LAUSD has about 900 schools, according to Schmerelson. He said schools in District 3 are “performing very, very well. And our parents show in surveys a sense of contentment with the schools and how they’re being run,” he said.

Chang saw room for improvement, saying it is important to boost students’ math and reading skills. And he said the district needs to provide more safety on campuses. “Let’s get more school police back on campuses so that we can make our students feel safe so they can learn again,” Chang said.

Chang accused Schmerelson of voting to cut the school police budget by $25 million in February 2021. But Schmerelson said he asked a board secretariat to look at the records and “see where I didn’t approve school police dung my carer. And the answer was he couldn’t find it.”

WHHO President Walker moderated the debate and said his members want to see a better quality of education in West Valley schools.

“If we don’t have good quality of education it’s adversely affecting the community because it’s not attracting young people to come into our community,” Walker said. “They don’t want to go to the schools.
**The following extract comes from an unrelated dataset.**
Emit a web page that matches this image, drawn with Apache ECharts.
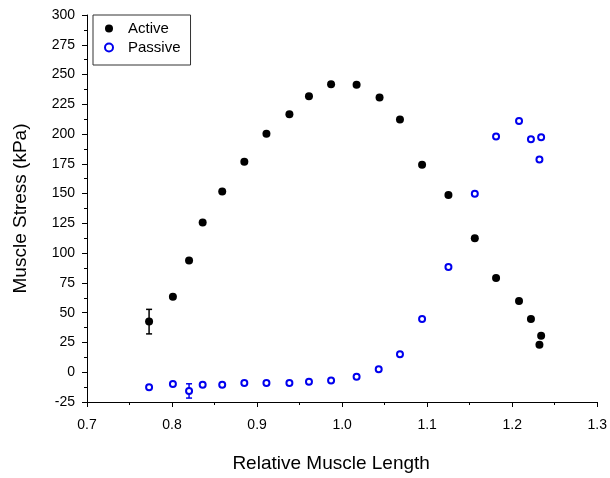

They want to send their kids off to Calabasas or some other locations.”

With the ambitious plan by Rams owner Stan Kroenke for the Warner Center that seeks to develop thousands of new units, hotels, offices and a stadium, Walker said, the area would attract many families with children who will need good schools.

“If those developments come to fruition with all those apartments, we want to attract young people with children, so we can have that ability to be able to advance, expand and upgrade the community.”